Turning to the bond market, US treasuries sold off as stocks pushed higher. The yield on the 10-year note once again touched resistance at 2.9%, a critical level marking one of the last lines in the sand of the tremendous multi-year bull market for bonds that really gained legs starting in 2007. Negative momentum divergences on the chart of the 10-year yield suggests that recent positive pressures on the cost of borrowing may be fading, an event that typically precedes a change of trend. Should fear and panic escalate within equity markets, investors may flock back to the bond market, bidding up prices and pushing down yields, in order to sit out the storm. Seasonal tendencies remain positive for fixed income asset prices through to the end of the year.

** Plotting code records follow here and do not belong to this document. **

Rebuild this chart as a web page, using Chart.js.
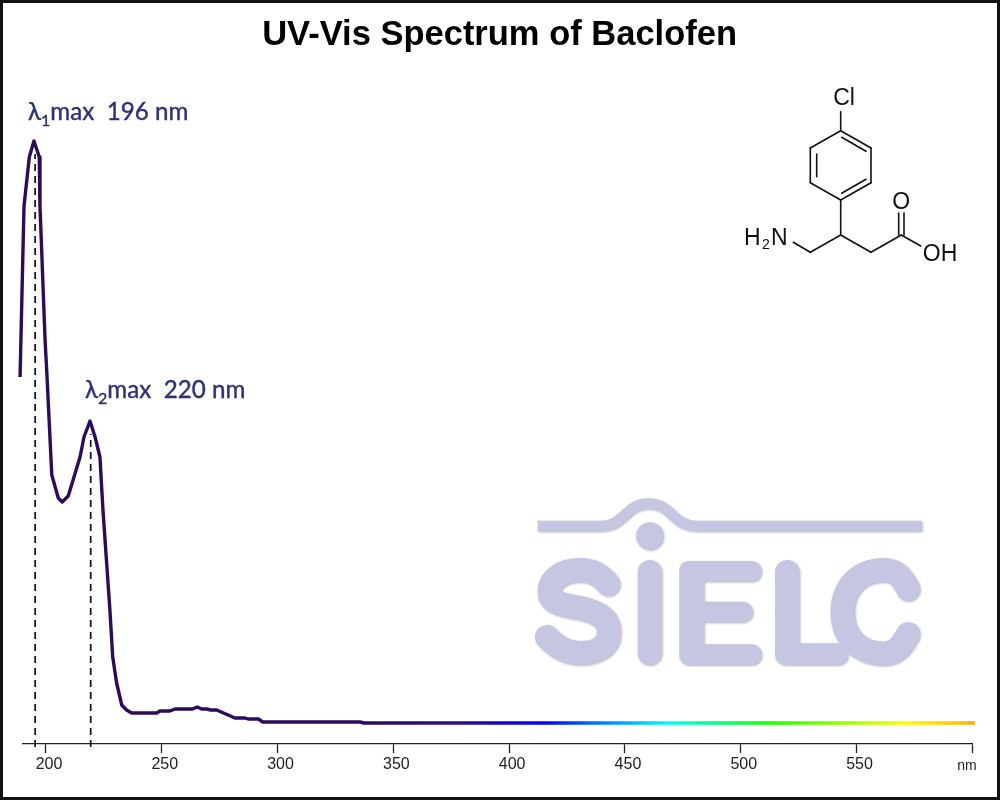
<!DOCTYPE html>
<html>
<head>
<meta charset="utf-8">
<title>UV-Vis Spectrum of Baclofen</title>
<script src="https://cdn.jsdelivr.net/npm/chart.js@4"></script>
<style>
  html, body { margin: 0; padding: 0; background: #fff; }
  canvas { display: block; }
</style>
</head>
<body>
<canvas id="myChart" width="1000" height="800"></canvas>
<script>
//-----------------------------------
// Data
//-----------------------------------
const wavelengths = [188.8, 190.5, 192.8, 194.8, 197.1, 197.4, 199.6, 200.3, 202.5, 205.3, 207.0, 209.6,
  214.7, 216.4, 219.0, 221.2, 223.3, 224.6, 227.6, 228.8, 230.5, 232.7, 234.8, 237.0, 247.8, 249.2, 253.5,
  255.7, 263.3, 265.3, 267.2, 269.4, 271.1, 273.7, 281.6, 285.9, 287.3, 291.7, 293.6, 309.7, 335.6, 337.3, 601.1];
const absorbance = [3.67, 5.38, 5.87, 6.03, 5.87, 5.38, 4.04, 3.74, 2.69, 2.46, 2.42, 2.48,
  2.87, 3.07, 3.23, 3.07, 2.87, 2.34, 1.34, 0.87, 0.61, 0.39, 0.34, 0.31, 0.31, 0.33, 0.33,
  0.35, 0.35, 0.37, 0.35, 0.35, 0.34, 0.34, 0.26, 0.26, 0.25, 0.25, 0.22, 0.22, 0.22, 0.21, 0.21];

const tickValues = [200, 250, 300, 350, 400, 450, 500, 550, 600];
const tickLabels = ["200", "250", "300", "350", "400", "450", "500", "550", ""];

// dashed drop lines under the two maxima
const peak1X = [195.3, 195.3];
const peak1Y = [-0.03, 5.9];
const peak2X = [219.3, 219.3];
const peak2Y = [-0.03, 3.1];

// spectrum colour along the wavelength axis
const gradientNm = [340, 375, 415, 440, 469, 490, 512, 571, 600];
const gradientColors = ["#2c0a5c", "#360a80", "#0000ff", "#0080ff", "#00ffff", "#00ff80", "#19ff00", "#ffff00", "#ffb000"];

//-----------------------------------
// Colour of the line, from the x scale
//-----------------------------------
function spectrumColor(context) {
  const chart = context.chart;
  if (!chart.chartArea) {
    return gradientColors[0];
  }
  const xScale = chart.scales.x;
  const x0 = xScale.getPixelForValue(188);
  const x1 = xScale.getPixelForValue(602);
  const g = chart.ctx.createLinearGradient(x0, 0, x1, 0);
  for (let i = 0; i < gradientNm.length; i++) {
    g.addColorStop((gradientNm[i] - 188) / (602 - 188), gradientColors[i]);
  }
  return g;
}

function toPoints(xs, ys) {
  return xs.map(function (x, i) { return { x: x, y: ys[i] }; });
}

//-----------------------------------
// Frame, labels, molecule and logo
//-----------------------------------
function drawLogo(ctx, color) {
  ctx.fillStyle = color;
  ctx.strokeStyle = color;
  ctx.lineJoin = "round";

  // wave over the letters
  ctx.lineCap = "butt";
  ctx.lineWidth = 10.5;
  ctx.beginPath();
  ctx.moveTo(537.7, 526);
  ctx.lineTo(600, 526);
  ctx.bezierCurveTo(625, 526, 625, 503.5, 648.3, 503.5);
  ctx.bezierCurveTo(672, 503.5, 672, 526, 697, 526);
  ctx.lineTo(921.7, 526);
  ctx.stroke();

  // dot of the I
  ctx.beginPath();
  ctx.arc(649.7, 536, 13.7, 0, Math.PI * 2);
  ctx.fill();

  ctx.lineCap = "round";
  ctx.lineWidth = 24;

  // S
  ctx.beginPath();
  ctx.moveTo(608, 584);
  ctx.bezierCurveTo(601, 575, 592, 570, 580, 570);
  ctx.bezierCurveTo(562, 570, 549.5, 579, 549.5, 592);
  ctx.bezierCurveTo(549.5, 600, 556, 603, 565, 605);
  ctx.lineTo(580, 608);
  ctx.bezierCurveTo(600, 612, 609, 620, 609, 632);
  ctx.bezierCurveTo(609, 645, 598, 653, 580, 653);
  ctx.bezierCurveTo(568, 653, 557, 648, 547, 637);
  ctx.stroke();

  // I
  ctx.beginPath();
  ctx.moveTo(649.7, 572);
  ctx.lineTo(649.7, 653);
  ctx.stroke();

  // E
  ctx.beginPath();
  ctx.roundRect(679.3, 561, 24.7, 104, 9);
  ctx.roundRect(679.3, 561, 82.4, 20.6, 10);
  ctx.roundRect(679.3, 601.7, 73.5, 20.6, 10);
  ctx.roundRect(679.3, 644.3, 82.4, 20.7, 10);
  ctx.fill();

  // L
  ctx.beginPath();
  ctx.roundRect(775, 560, 24.3, 105, 12);
  ctx.roundRect(775, 643.3, 73, 21.7, 10);
  ctx.fill();

  // C
  ctx.beginPath();
  ctx.moveTo(908, 589);
  ctx.bezierCurveTo(902, 577, 896, 570, 884, 570);
  ctx.bezierCurveTo(858, 570, 842.5, 588, 842.5, 612);
  ctx.bezierCurveTo(842.5, 636, 858, 653.5, 884, 653.5);
  ctx.bezierCurveTo(896, 653.5, 902, 645, 908, 634);
  ctx.stroke();
}

function bond(ctx, x1, y1, x2, y2) {
  ctx.beginPath();
  ctx.moveTo(x1, y1);
  ctx.lineTo(x2, y2);
  ctx.stroke();
}

function drawMolecule(ctx) {
  ctx.strokeStyle = "#111";
  ctx.lineWidth = 1.6;
  ctx.lineCap = "round";
  bond(ctx, 840.7, 111.7, 840.7, 130.7);
  // ring
  bond(ctx, 840.7, 130.7, 871, 148);
  bond(ctx, 871, 148, 871, 182.7);
  bond(ctx, 871, 182.7, 840.7, 200);
  bond(ctx, 840.7, 200, 810.3, 182.7);
  bond(ctx, 810.3, 182.7, 810.3, 148);
  bond(ctx, 810.3, 148, 840.7, 130.7);
  bond(ctx, 841.7, 137.3, 866, 151.3);
  bond(ctx, 866, 179.3, 841.7, 193.3);
  bond(ctx, 816.7, 154, 816.7, 176.7);
  // chain
  bond(ctx, 840.7, 200, 840.7, 235);
  bond(ctx, 840.7, 235, 810.3, 252.3);
  bond(ctx, 810.3, 252.3, 793.3, 242.3);
  bond(ctx, 840.7, 235, 871, 252.3);
  bond(ctx, 871, 252.3, 901.3, 235);
  bond(ctx, 898.7, 235, 898.7, 213);
  bond(ctx, 904, 235, 904, 213);
  bond(ctx, 901.3, 235, 920.7, 246);

  ctx.fillStyle = "#111";
  ctx.font = "23px 'Liberation Sans'";
  ctx.textBaseline = "alphabetic";
  ctx.textAlign = "center";
  ctx.fillText("Cl", 844, 104.5);
  ctx.fillText("O", 901.3, 208.5);
  ctx.fillText("OH", 940, 261);
  ctx.textAlign = "left";
  ctx.fillText("H", 744, 244.5);
  ctx.fillText("N", 771, 244.5);
  ctx.font = "14px 'Liberation Sans'";
  ctx.fillText("2", 762, 249);
}

function peakLabel(ctx, x, y, sub, text) {
  ctx.fillStyle = "#2f3178";
  ctx.strokeStyle = "#2f3178";
  ctx.lineWidth = 0.4;
  ctx.textAlign = "left";
  ctx.textBaseline = "alphabetic";
  ctx.font = "24.2px Lato";
  ctx.fillText("λ", x, y);
  ctx.strokeText("λ", x, y);
  let w = ctx.measureText("λ").width;
  ctx.font = "16px Lato";
  ctx.fillText(sub, x + w, y + 6);
  ctx.strokeText(sub, x + w, y + 6);
  w += ctx.measureText(sub).width;
  ctx.font = "24.2px Lato";
  ctx.fillText(text, x + w, y);
  ctx.strokeText(text, x + w, y);
}

const decorations = {
  id: "decorations",
  afterLayout: function (chart) {
    // the title sits on the page centre, not the plot centre
    chart.titleBlock.left += 2;
    chart.titleBlock.right += 2;
  },
  beforeDatasetsDraw: function (chart) {
    const ctx = chart.ctx;
    ctx.save();
    ctx.filter = "blur(1px)";
    ctx.translate(1, 1);
    drawLogo(ctx, "#b4b4bf");
    ctx.restore();
    ctx.save();
    drawLogo(ctx, "#c5c6e2");
    ctx.restore();
  },
  afterDraw: function (chart) {
    const ctx = chart.ctx;
    ctx.save();
    drawMolecule(ctx);
    peakLabel(ctx, 28, 120, "1", "max  196 nm");
    peakLabel(ctx, 85, 398, "2", "max  220 nm");

    ctx.fillStyle = "#222";
    ctx.font = "14px 'Liberation Sans'";
    ctx.textAlign = "center";
    ctx.textBaseline = "middle";
    ctx.fillText("nm", 967, 766);

    ctx.strokeStyle = "#111";
    ctx.lineWidth = 3;
    ctx.strokeRect(1.5, 1.5, 997, 797);
    ctx.restore();
  }
};

//-----------------------------------
// Chart
//-----------------------------------
const myChart = new Chart(document.getElementById("myChart"), {
  type: "line",
  data: {
    datasets: [{
      label: "Baclofen",
      data: toPoints(wavelengths, absorbance),
      borderColor: spectrumColor,
      borderWidth: 3.4,
      borderJoinStyle: "round",
      pointRadius: 0,
      tension: 0,
      clip: false
    }, {
      label: "196 nm",
      data: toPoints(peak1X, peak1Y),
      borderColor: "#111",
      borderWidth: 1.7,
      borderDash: [7, 5],
      pointRadius: 0,
      clip: false
    }, {
      label: "220 nm",
      data: toPoints(peak2X, peak2Y),
      borderColor: "#111",
      borderWidth: 1.7,
      borderDash: [7, 5],
      pointRadius: 0,
      clip: false
    }]
  },
  options: {
    responsive: false,
    animation: false,
    layout: { padding: { top: 15, left: 22.84, right: 27.7, bottom: 0 } },
    plugins: {
      legend: { display: false },
      tooltip: { enabled: false },
      title: {
        display: true,
        text: "UV-Vis Spectrum of Baclofen",
        color: "#000",
        font: { family: "'Liberation Sans'", size: 34.5, weight: "bold" },
        padding: { top: 0, bottom: 37.6 }
      }
    },
    scales: {
      x: {
        type: "linear",
        min: 190,
        max: 600,
        afterBuildTicks: function (axis) {
          axis.ticks = tickValues.map(function (v) { return { value: v }; });
        },
        afterFit: function (axis) {
          axis.height = 56;
        },
        grid: { drawOnChartArea: false, drawTicks: true, tickLength: 9, tickColor: "#222", tickWidth: 1.3 },
        border: { display: true, color: "#222", width: 1.3 },
        ticks: {
          color: "#222",
          font: { family: "'Liberation Sans'", size: 16 },
          padding: 2,
          labelOffset: 3,
          maxRotation: 0,
          autoSkip: false,
          callback: function (value) {
            return tickLabels[tickValues.indexOf(value)];
          }
        }
      },
      y: {
        display: false,
        min: 0,
        max: 6.5
      }
    }
  },
  plugins: [decorations]
});
</script>
</body>
</html>
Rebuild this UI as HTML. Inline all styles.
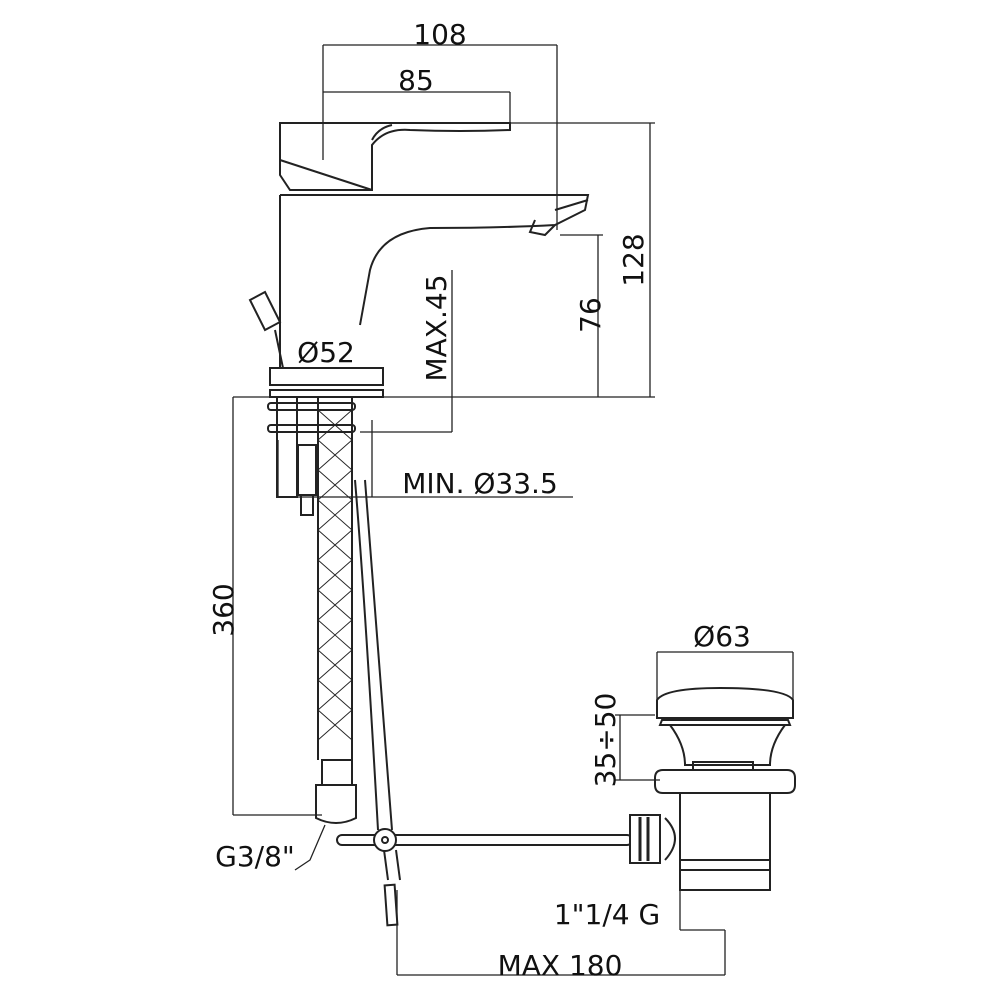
<!DOCTYPE html>
<html><head><style>body{margin:0;background:#fff}svg{display:block}</style></head><body>
<svg width="1000" height="1000" viewBox="0 0 1000 1000" xmlns="http://www.w3.org/2000/svg" font-family="DejaVu Sans, Liberation Sans, sans-serif" font-size="28" fill="none" stroke="#222" stroke-width="2">
<g stroke-width="1.3">
<line x1="323" y1="45" x2="557" y2="45"/><line x1="323" y1="45" x2="323" y2="160"/><line x1="557" y1="45" x2="557" y2="230"/>
<line x1="323" y1="92" x2="510" y2="92"/><line x1="510" y1="92" x2="510" y2="125"/>
<line x1="510" y1="123" x2="655" y2="123"/><line x1="650" y1="123" x2="650" y2="397"/>
<line x1="560" y1="235" x2="603" y2="235"/><line x1="598" y1="235" x2="598" y2="397"/>
<line x1="383" y1="397" x2="655" y2="397"/>
<line x1="452" y1="270" x2="452" y2="432"/><line x1="360" y1="432" x2="452" y2="432"/>
<line x1="278" y1="440" x2="278" y2="497"/><line x1="372" y1="420" x2="372" y2="497"/><line x1="278" y1="497" x2="573" y2="497"/>
<line x1="233" y1="397" x2="233" y2="815"/><line x1="233" y1="397" x2="270" y2="397"/><line x1="233" y1="815" x2="322" y2="815"/>
<line x1="657" y1="652" x2="793" y2="652"/><line x1="657" y1="652" x2="657" y2="700"/><line x1="793" y1="652" x2="793" y2="700"/>
<line x1="620" y1="715" x2="620" y2="780"/><line x1="615" y1="715" x2="655" y2="715"/><line x1="615" y1="780" x2="660" y2="780"/>
<line x1="397" y1="975" x2="725" y2="975"/><line x1="397" y1="890" x2="397" y2="975"/><line x1="725" y1="930" x2="725" y2="975"/>
<line x1="680" y1="890" x2="680" y2="930"/><line x1="680" y1="930" x2="725" y2="930"/>
<path d="M325 825 L310 860 L295 870"/>
</g>
<path d="M280 123 H510 V130 Q460 132 410 130 Q385 128 372 145 V190 H290 L280 175 Z"/>
<path d="M280 160 L372 190"/>
<path d="M372 140 Q378 128 392 125"/>
<path d="M280 195 V368"/>
<path d="M280 195 H588 L585 210 L555 225 Q500 228 430 228 Q380 232 370 270 L360 325"/>
<path d="M555 225 L545 235 L530 232 L535 220"/>
<path d="M555 210 L588 200"/>
<path d="M250 300 L265 292 L280 322 L265 330 Z"/><line x1="275" y1="330" x2="283" y2="368"/>
<rect x="270" y="368" width="113" height="17"/><rect x="270" y="390" width="113" height="7"/>
<rect x="268" y="403" width="87" height="7" rx="3"/><rect x="268" y="425" width="87" height="7" rx="3"/>
<rect x="277" y="397" width="20" height="100"/>
<rect x="298" y="445" width="18" height="50"/><rect x="301" y="495" width="12" height="20"/>
<path d="M318 397 V760 M352 397 V760"/>
<g stroke-width="0.9"><path d="M318 410 L352 440 M318 440 L352 470 M318 470 L352 500 M318 500 L352 530 M318 530 L352 560 M318 560 L352 590 M318 590 L352 620 M318 620 L352 650 M318 650 L352 680 M318 680 L352 710 M318 710 L352 740 M352 410 L318 440 M352 440 L318 470 M352 470 L318 500 M352 500 L318 530 M352 530 L318 560 M352 560 L318 590 M352 590 L318 620 M352 620 L318 650 M352 650 L318 680 M352 680 L318 710 M352 710 L318 740"/></g>
<rect x="322" y="760" width="30" height="25"/><path d="M316 785 H356 V818 Q336 828 316 818 Z"/>
<path d="M355 480 Q365 600 378 830 M365 480 Q375 600 392 830"/>
<path d="M384 850 L388 880 M396 850 L400 880"/>
<rect x="386" y="885" width="10" height="40" transform="rotate(-4 391 905)"/>
<rect x="337" y="835" width="295" height="10" rx="5" fill="#fff"/>
<circle cx="385" cy="840" r="11" fill="#fff"/><circle cx="385" cy="840" r="3"/>
<path d="M657 718 V700 Q665 688 720 688 Q785 688 793 700 V718 Z"/>
<path d="M662 720 H788 L790 725 H660 Z"/>
<path d="M670 725 Q685 745 685 765 H770 Q770 745 785 725"/>
<rect x="693" y="762" width="60" height="8"/>
<path d="M663 770 H787 Q795 770 795 778 V785 Q795 793 787 793 H663 Q655 793 655 785 V778 Q655 770 663 770 Z"/>
<path d="M680 793 V890 H770 V793"/><line x1="680" y1="860" x2="770" y2="860"/><line x1="680" y1="870" x2="770" y2="870"/>
<path d="M665 818 Q685 838 665 860"/>
<rect x="630" y="815" width="30" height="48" fill="#fff"/>
<g stroke-width="3"><line x1="640" y1="817" x2="640" y2="861"/><line x1="648" y1="817" x2="648" y2="861"/></g>
<g fill="#111" stroke="none">
<text x="440" y="44" text-anchor="middle">108</text>
<text x="416" y="90" text-anchor="middle">85</text>
<text x="326" y="362" text-anchor="middle">Ø52</text>
<text x="480" y="493" text-anchor="middle">MIN. Ø33.5</text>
<text transform="translate(446 328) rotate(-90)" text-anchor="middle">MAX.45</text>
<text transform="translate(600 315) rotate(-90)" text-anchor="middle">76</text>
<text transform="translate(643 260) rotate(-90)" text-anchor="middle">128</text>
<text transform="translate(233 610) rotate(-90)" text-anchor="middle">360</text>
<text x="722" y="646" text-anchor="middle">Ø63</text>
<text transform="translate(615 740) rotate(-90)" text-anchor="middle">35÷50</text>
<text x="255" y="866" text-anchor="middle">G3/8"</text>
<text x="607" y="924" text-anchor="middle">1"1/4 G</text>
<text x="560" y="975" text-anchor="middle">MAX 180</text>
</g>
</svg>
</body></html>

And finally, an interesting sentiment/economic strength indicator in the commodity market is showing a potentially bearish setup. Copper has underperformed gold over the last few weeks, charting what appears to be the right shoulder of a head-and-shoulders topping pattern on the chart of Copper versus Gold. The relative underperformance of Copper coincides with the period of seasonal weakness for this industrial metal; between the start of September and the end of November, Copper declines around 8%, on average, relative to Gold. Despite some optimistic manufacturing reports over recent days that are conducive to higher Copper prices, the performance relative to Gold looks weak, suggesting that seasonal norms are likely to materialize. September is by far the weakest month for the relative performance of the industrial metal and a break below the neckline of the head-and shoulders pattern suggests downside potential of 8% in the Long Gold/Short Copper trade, consistent with seasonal norms. The implications of a move like this is risk aversion, whereby investors are likely to sell stocks, possibly in high beta sectors. The setup for seasonal weakness and volatility for risk assets, such as stocks and commodities, remains intact, which could mean treacherous sailing ahead.
Seasonal charts of companies reporting earnings today:
Sentiment on Tuesday, as gauged by the put-call ratio, ended bullish at 0.75. Just one session following an overly bearish reading, an overly bullish reading is revealed as investors were forced to cover hedges initiated prior to the long weekend. This reading is back to one of the lowest levels of the year, which suggests complacency, never a good thing to see with tremendous uncertainties all around.